Take the lines of the data below from the very first through the line containing "angle_step = 0.1" and output them exactly, pictures excluded.

* Begin DATA *

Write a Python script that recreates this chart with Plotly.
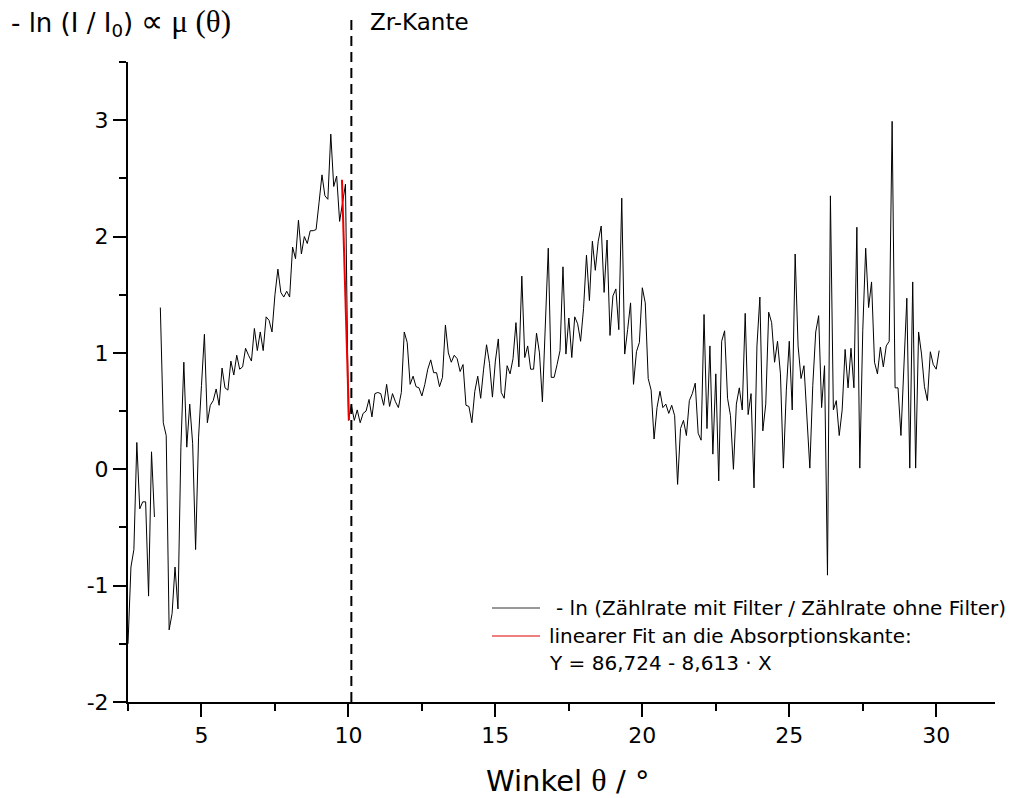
import plotly.graph_objects as go

# ---------------- data ----------------
angle_start = 2.5      # first measured angle (deg)
angle_step = 0.1       # goniometer step (deg)

# -ln(I/I0) values, one per angle step (None = missing point)
mu_2 = [-1.50, -0.84, -0.69, 0.23, -0.34, -0.28, -0.28, -1.09, 0.15, -0.41]
mu_3 = [None, 1.39, 0.40, 0.29, -1.38, -1.24, -0.84, -1.20, 0.19, 0.92]
mu_4 = [0.19, 0.56, 0.22, -0.69, 0.27, 0.72, 1.16, 0.40, 0.55, 0.59]
mu_5 = [0.69, 0.55, 0.87, 0.70, 0.68, 0.93, 0.81, 0.98, 0.86, 0.88]
mu_6 = [1.04, 0.98, 0.93, 1.21, 1.02, 1.18, 1.02, 1.31, 1.28, 1.18]
mu_7 = [1.50, 1.72, 1.52, 1.48, 1.53, 1.48, 1.91, 1.81, 2.14, 1.85]
mu_8 = [2.00, 1.94, 2.05, 2.05, 2.06, 2.29, 2.53, 2.35, 2.32, 2.88]
mu_9 = [2.43, 2.52, 2.13, 2.29, 2.45, 0.42, 0.55, 0.42, 0.51, 0.40]
mu_10 = [0.48, 0.50, 0.60, 0.45, 0.65, 0.66, 0.65, 0.55, 0.73, 0.54]
mu_11 = [0.65, 0.58, 0.53, 0.66, 1.18, 1.09, 0.73, 0.80, 0.71, 0.70]
mu_12 = [0.63, 0.73, 0.86, 0.94, 0.83, 0.83, 0.71, 0.79, 1.24, 1.00]
mu_13 = [0.92, 0.98, 0.95, 0.84, 0.90, 0.55, 0.54, 0.40, 0.67, 0.80]
mu_14 = [0.61, 0.86, 1.07, 0.91, 0.62, 0.93, 1.12, 0.66, 0.61, 0.89]
mu_15 = [0.82, 0.95, 1.26, 0.88, 1.66, 0.96, 1.06, 0.86, 0.86, 1.17]
mu_16 = [1.00, 0.58, 1.30, 1.90, 0.79, 0.79, 0.90, 1.02, 1.74, 0.99]
mu_17 = [1.30, 0.96, 1.31, 1.25, 1.10, 1.38, 1.84, 1.45, 1.96, 1.71]
mu_18 = [1.96, 2.09, 1.52, 1.97, 1.15, 1.49, 1.55, 1.20, 2.33, 0.99]
mu_19 = [1.20, 1.43, 0.73, 1.01, 1.09, 1.56, 1.43, 0.78, 0.68, 0.26]
mu_20 = [0.53, 0.67, 0.53, 0.56, 0.48, 0.55, 0.46, -0.13, 0.35, 0.42]
mu_21 = [0.29, 0.59, 0.65, 0.74, 0.31, 0.25, 1.33, 0.35, 1.06, 0.13]
mu_22 = [0.82, -0.10, 1.10, 1.19, 0.61, 0.46, 0.00, 0.56, 0.70, 0.51]
mu_23 = [1.34, 0.47, 0.65, -0.16, 1.06, 1.48, 0.33, 0.56, 1.35, 1.26]
mu_24 = [0.92, 1.10, 0.82, 0.01, 0.68, 1.10, 0.51, 1.85, 1.06, 0.78]
mu_25 = [0.89, 0.42, 0.01, 0.72, 1.18, 1.32, 0.53, 0.89, -0.91, 2.35]
mu_26 = [0.51, 0.59, 0.29, 0.51, 1.03, 0.70, 1.04, 0.70, 2.08, 0.01]
mu_27 = [1.19, 1.90, 1.39, 1.61, 0.92, 0.82, 1.05, 0.88, 1.06, 1.10]
mu_28 = [2.99, 0.70, 0.70, 0.29, 0.89, 1.47, 0.01, 1.61, 0.01, 1.18]
mu_29 = [0.99, 0.71, 0.59, 1.01, 0.90, 0.86, 1.02]

mu_values = (mu_2 + mu_3 + mu_4 + mu_5 + mu_6 + mu_7 + mu_8 + mu_9 + mu_10
             + mu_11 + mu_12 + mu_13 + mu_14 + mu_15 + mu_16 + mu_17 + mu_18
             + mu_19 + mu_20 + mu_21 + mu_22 + mu_23 + mu_24 + mu_25 + mu_26
             + mu_27 + mu_28 + mu_29)
angles = [round(angle_start + angle_step * i, 2) for i in range(len(mu_values))]

# linear fit at the absorption edge: Y = a + b*X
fit_a = 86.724
fit_b = -8.613
fit_x = [9.78, 10.02]
fit_y = [fit_a + fit_b * x for x in fit_x]

edge_angle = 10.1
edge_label = "Zr-Kante"

x_ticks = [5, 10, 15, 20, 25, 30]
x_ticktext = ["5", "10", "15", "20", "25", "30"]
y_ticks = [-2, -1, 0, 1, 2, 3]
y_ticktext = ["-2", "-1", "0", "1", "2", "3"]

legend_data = "- ln (Zählrate mit Filter / Zählrate ohne Filter)"
legend_fit = "linearer Fit an die Absorptionskante:"
legend_fit_eq = "Y = 86,724 - 8,613 · X"

FONT = "DejaVu Sans, Liberation Sans, Arial, sans-serif"

fig = go.Figure()
fig.add_trace(go.Scatter(x=angles, y=mu_values, mode="lines",
                         line=dict(color="black", width=1),
                         connectgaps=False, showlegend=False))
fig.add_trace(go.Scatter(x=fit_x, y=fit_y, mode="lines",
                         line=dict(color="#ee0000", width=2),
                         showlegend=False))

# Zr edge dashed line (extends above plot area)
fig.add_shape(type="line", xref="x", yref="paper", x0=edge_angle, x1=edge_angle,
              y0=0, y1=1.073, line=dict(color="black", width=2, dash="10px,6px"))

fig.add_annotation(xref="x", yref="paper", x=edge_angle, y=1.062,
                   xanchor="left", yanchor="middle", xshift=17,
                   text=edge_label, showarrow=False,
                   font=dict(family=FONT, size=23, color="black"))

fig.add_annotation(xref="paper", yref="paper", x=-0.137, y=1.062,
                   xanchor="left", yanchor="middle",
                   text=("- ln (I / I<sub>0</sub>) "
                         "<span style='font-family:Liberation Serif;font-size:31px'>∝ μ (θ)</span>"),
                   showarrow=False,
                   font=dict(family=FONT, size=26, color="black"))

fig.add_annotation(xref="paper", yref="paper", x=0.507, y=-0.122,
                   xanchor="center", yanchor="middle",
                   text="Winkel <span style='font-family:Liberation Serif;font-size:32px'>θ</span> / °",
                   showarrow=False,
                   font=dict(family=FONT, size=29, color="black"))

# ---- legend (drawn by hand for exact layout) ----
def px_x(px):
    return (px - 128) / 867.0

def px_y(py):
    return (702 - py) / 640.0

fig.add_shape(type="line", xref="paper", yref="paper",
              x0=px_x(492), x1=px_x(540), y0=px_y(608), y1=px_y(608),
              line=dict(color="#333333", width=1))
fig.add_shape(type="line", xref="paper", yref="paper",
              x0=px_x(492), x1=px_x(540), y0=px_y(636), y1=px_y(636),
              line=dict(color="#dd0000", width=1.2))
for txt, xx, yy in [(legend_data, 554, 608), (legend_fit, 547, 636),
                    (legend_fit_eq, 547, 663)]:
    fig.add_annotation(xref="paper", yref="paper", x=px_x(xx), y=px_y(yy),
                       xanchor="left", yanchor="middle", text=txt,
                       showarrow=False,
                       font=dict(family=FONT, size=20, color="black"))

axis_common = dict(showline=True, linewidth=2, linecolor="black",
                   ticks="outside", ticklen=13, tickwidth=2, tickcolor="black",
                   showgrid=False, zeroline=False,
                   tickfont=dict(family=FONT, size=22, color="black"))

fig.update_xaxes(range=[2.5, 32], tickvals=x_ticks, ticktext=x_ticktext,
                 minor=dict(dtick=2.5, tick0=0, ticks="outside", ticklen=7,
                            tickwidth=2, tickcolor="black", showgrid=False),
                 **axis_common)
fig.update_yaxes(range=[-2, 3.5], tickvals=y_ticks, ticktext=y_ticktext,
                 minor=dict(dtick=0.5, tick0=0, ticks="outside", ticklen=7,
                            tickwidth=2, tickcolor="black", showgrid=False),
                 **axis_common)

# page body has an 8px margin -> figure sized/placed to fill the 1018x798 view
fig.update_layout(
    width=1010, height=790,
    margin=dict(l=120, r=23, t=54, b=96),
    paper_bgcolor="white", plot_bgcolor="white",
    showlegend=False,
)

fig.write_html("out.html")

* End DATA *

▸ **FULL RESPONSE**:
Write a Python script that recreates this chart with Plotly.
import plotly.graph_objects as go

# ---------------- data ----------------
angle_start = 2.5      # first measured angle (deg)
angle_step = 0.1       # goniometer step (deg)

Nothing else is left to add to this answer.